Ook vertelde onze Twentenaar dat juist vandaag nog een Kamerdebat heeft plaatsgevonden over de reis die een kabinetsdelegatie afgelopen najaar aan Israël en Palestina heeft gebracht en naar aanleiding waarvan het besluit van Vitens om uit het samenwerkingsverband met Mekorot te stappen nogal wat politieke stof heeft doen opwaaien: twee plenaire debatten, vier debatten in commissieverband en een grote hoeveelheid brieven. Ook dit debat heeft naar verluid weer zes moties opgeleverd die volgende week in stemming zullen worden gebracht.
En zo waren wij weer helemaal bij met de discussie in Nederland.
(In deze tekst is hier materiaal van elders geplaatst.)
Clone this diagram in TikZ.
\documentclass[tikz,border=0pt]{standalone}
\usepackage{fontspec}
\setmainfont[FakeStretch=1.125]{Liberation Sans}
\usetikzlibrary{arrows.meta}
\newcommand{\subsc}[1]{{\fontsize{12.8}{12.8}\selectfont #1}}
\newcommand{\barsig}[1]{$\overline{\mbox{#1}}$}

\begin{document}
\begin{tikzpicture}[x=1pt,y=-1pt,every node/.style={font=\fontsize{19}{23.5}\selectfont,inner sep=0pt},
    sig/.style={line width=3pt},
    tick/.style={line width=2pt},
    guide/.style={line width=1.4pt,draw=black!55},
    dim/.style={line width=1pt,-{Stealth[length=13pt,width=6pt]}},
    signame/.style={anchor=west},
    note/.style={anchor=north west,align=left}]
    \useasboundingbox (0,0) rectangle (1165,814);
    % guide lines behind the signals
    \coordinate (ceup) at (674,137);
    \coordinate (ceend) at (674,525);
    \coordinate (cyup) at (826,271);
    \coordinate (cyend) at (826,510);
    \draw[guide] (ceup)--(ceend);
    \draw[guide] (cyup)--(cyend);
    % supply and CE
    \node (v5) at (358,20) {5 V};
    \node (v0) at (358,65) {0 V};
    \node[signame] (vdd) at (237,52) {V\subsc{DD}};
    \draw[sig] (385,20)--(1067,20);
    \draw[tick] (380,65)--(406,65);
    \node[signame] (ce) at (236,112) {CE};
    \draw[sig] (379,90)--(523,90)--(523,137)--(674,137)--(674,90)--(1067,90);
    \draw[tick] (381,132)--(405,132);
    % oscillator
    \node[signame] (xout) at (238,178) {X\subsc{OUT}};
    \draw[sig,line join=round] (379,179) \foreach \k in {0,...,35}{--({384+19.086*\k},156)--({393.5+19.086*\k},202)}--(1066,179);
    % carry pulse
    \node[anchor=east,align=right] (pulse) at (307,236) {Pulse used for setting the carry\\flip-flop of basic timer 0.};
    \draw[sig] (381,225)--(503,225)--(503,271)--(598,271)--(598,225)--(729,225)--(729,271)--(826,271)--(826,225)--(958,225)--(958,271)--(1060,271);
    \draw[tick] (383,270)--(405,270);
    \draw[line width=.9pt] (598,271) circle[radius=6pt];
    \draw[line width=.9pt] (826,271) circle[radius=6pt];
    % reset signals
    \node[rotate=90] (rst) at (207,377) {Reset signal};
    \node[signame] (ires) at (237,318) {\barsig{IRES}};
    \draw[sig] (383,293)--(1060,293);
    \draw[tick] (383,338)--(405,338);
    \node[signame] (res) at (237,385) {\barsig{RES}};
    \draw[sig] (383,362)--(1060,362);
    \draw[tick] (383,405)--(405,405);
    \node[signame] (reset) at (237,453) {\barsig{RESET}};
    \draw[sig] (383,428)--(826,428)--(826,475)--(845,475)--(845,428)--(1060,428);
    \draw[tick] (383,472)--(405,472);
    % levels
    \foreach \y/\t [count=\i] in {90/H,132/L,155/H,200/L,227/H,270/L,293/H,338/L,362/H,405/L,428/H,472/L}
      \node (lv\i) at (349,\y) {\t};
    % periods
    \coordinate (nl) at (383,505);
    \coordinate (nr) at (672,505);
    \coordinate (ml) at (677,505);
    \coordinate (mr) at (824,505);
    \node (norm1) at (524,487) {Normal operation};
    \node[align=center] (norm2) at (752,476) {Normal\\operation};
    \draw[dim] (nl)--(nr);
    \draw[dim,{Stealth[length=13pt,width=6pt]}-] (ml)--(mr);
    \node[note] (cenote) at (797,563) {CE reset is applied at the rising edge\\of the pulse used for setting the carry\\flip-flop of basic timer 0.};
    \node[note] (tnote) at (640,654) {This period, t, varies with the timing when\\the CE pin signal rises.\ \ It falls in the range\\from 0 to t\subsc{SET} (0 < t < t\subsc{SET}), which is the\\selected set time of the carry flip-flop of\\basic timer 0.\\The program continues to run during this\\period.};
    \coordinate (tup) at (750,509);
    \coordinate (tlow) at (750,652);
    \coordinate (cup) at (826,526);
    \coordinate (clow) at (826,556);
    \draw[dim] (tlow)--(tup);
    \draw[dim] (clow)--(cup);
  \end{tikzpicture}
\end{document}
Een samenvattend verslag van onze reis viel ons moeilijk. Daartoe waren al onze indrukken nog veel te vers. Toen onze Twentenaar in Hengelo de trein verliet zei hij met grote belangstelling uit te zien naar ons reisverslag. En dat is een mooie thuiskomer in een Twente waar het Nabije Oosten zo nabij ligt.